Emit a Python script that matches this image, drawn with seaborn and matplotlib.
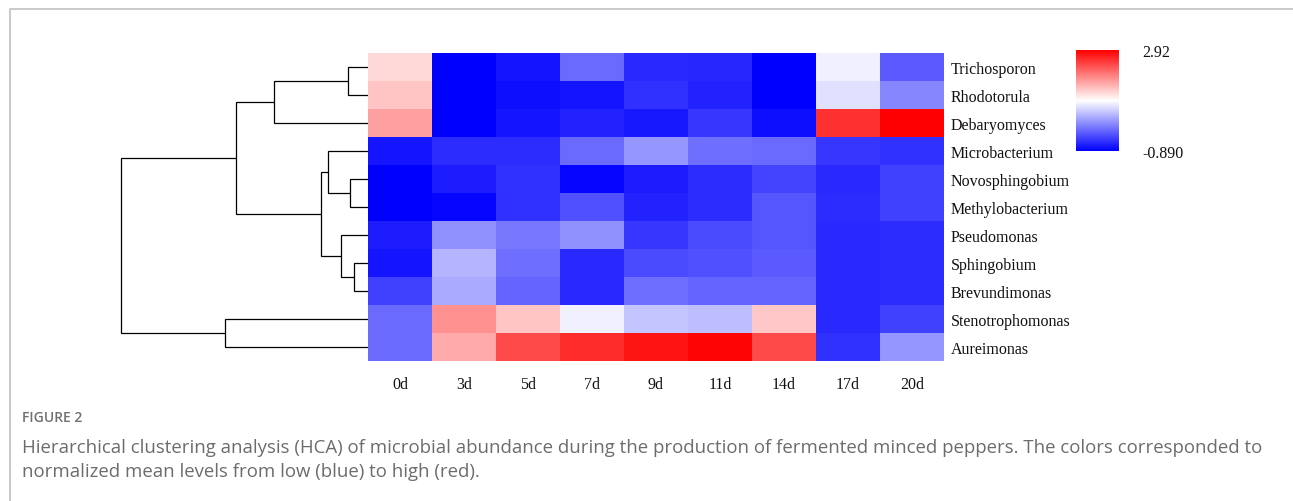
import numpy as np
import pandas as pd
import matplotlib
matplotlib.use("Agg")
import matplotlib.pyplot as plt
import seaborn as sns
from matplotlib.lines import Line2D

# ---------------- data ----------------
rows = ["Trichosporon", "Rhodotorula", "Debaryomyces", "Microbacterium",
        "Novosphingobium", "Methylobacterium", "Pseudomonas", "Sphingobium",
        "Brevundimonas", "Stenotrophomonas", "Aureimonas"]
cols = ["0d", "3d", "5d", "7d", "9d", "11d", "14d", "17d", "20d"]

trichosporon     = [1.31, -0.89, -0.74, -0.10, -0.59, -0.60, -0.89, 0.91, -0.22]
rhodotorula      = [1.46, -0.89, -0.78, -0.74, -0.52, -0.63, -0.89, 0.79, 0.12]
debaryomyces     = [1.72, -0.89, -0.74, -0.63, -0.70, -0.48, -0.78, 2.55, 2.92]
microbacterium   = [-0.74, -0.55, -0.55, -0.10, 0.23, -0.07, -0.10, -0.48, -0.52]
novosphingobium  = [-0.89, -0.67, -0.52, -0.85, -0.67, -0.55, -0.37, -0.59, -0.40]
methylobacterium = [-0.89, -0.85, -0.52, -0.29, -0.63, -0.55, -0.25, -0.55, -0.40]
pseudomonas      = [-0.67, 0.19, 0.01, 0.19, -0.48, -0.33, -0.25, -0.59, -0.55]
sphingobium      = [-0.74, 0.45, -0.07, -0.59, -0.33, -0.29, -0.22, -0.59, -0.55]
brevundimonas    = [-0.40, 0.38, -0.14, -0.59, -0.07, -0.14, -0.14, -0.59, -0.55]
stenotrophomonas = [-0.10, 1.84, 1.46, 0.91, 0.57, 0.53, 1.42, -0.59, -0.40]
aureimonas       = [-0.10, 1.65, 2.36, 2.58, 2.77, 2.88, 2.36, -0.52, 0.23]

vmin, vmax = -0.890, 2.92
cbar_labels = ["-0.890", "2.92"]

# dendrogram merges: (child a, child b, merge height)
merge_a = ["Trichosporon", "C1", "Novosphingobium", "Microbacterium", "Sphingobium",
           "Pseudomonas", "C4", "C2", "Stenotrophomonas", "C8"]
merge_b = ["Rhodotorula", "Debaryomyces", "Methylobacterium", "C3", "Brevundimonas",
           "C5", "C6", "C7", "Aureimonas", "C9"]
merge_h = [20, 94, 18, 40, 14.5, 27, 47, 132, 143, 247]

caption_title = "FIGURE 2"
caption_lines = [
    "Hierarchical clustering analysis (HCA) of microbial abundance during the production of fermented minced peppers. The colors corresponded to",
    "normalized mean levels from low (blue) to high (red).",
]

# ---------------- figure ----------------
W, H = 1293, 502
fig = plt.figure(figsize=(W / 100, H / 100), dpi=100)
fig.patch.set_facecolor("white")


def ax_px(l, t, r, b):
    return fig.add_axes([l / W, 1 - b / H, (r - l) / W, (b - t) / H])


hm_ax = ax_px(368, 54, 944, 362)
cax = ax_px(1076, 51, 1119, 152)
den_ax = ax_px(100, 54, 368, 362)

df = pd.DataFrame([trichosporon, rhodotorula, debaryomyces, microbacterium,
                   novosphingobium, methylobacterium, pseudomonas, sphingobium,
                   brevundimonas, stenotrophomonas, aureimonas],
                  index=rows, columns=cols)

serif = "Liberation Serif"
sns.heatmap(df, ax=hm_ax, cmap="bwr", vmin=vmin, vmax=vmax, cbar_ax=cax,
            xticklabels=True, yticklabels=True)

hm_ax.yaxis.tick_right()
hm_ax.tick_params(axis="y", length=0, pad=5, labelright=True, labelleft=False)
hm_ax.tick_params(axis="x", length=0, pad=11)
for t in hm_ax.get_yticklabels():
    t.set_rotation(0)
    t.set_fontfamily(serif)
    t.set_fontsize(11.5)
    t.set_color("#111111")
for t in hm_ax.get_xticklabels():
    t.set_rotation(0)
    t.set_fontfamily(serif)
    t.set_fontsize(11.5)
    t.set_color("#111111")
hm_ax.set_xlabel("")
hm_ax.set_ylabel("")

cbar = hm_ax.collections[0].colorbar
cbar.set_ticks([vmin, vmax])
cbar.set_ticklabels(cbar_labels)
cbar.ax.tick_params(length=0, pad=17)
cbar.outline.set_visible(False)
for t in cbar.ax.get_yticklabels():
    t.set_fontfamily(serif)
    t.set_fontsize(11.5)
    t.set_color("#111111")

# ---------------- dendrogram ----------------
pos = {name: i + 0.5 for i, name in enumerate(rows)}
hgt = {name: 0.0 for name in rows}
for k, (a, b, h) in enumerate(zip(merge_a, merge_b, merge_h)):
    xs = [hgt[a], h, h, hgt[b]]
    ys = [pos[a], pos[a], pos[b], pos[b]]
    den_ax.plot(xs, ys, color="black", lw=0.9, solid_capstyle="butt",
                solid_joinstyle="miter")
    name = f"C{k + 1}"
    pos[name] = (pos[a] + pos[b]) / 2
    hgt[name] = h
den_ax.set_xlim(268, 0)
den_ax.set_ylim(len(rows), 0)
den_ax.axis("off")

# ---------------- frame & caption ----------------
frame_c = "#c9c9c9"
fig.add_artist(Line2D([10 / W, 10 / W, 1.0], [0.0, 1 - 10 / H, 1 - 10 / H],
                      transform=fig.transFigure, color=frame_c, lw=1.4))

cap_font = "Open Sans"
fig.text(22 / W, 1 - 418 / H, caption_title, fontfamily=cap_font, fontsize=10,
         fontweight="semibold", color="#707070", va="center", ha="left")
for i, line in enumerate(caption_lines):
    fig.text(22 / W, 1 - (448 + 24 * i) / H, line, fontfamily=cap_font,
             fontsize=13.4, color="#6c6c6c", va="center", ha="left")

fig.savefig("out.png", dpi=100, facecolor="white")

+--

Skip the pictures, please, and transcribe only the lines from the beginning of the material through the one that contains "from matplotlib.lines import Line2D".

Emit a Python script that matches this image, drawn with seaborn and matplotlib.
import numpy as np
import pandas as pd
import matplotlib
matplotlib.use("Agg")
import matplotlib.pyplot as plt
import seaborn as sns
from matplotlib.lines import Line2D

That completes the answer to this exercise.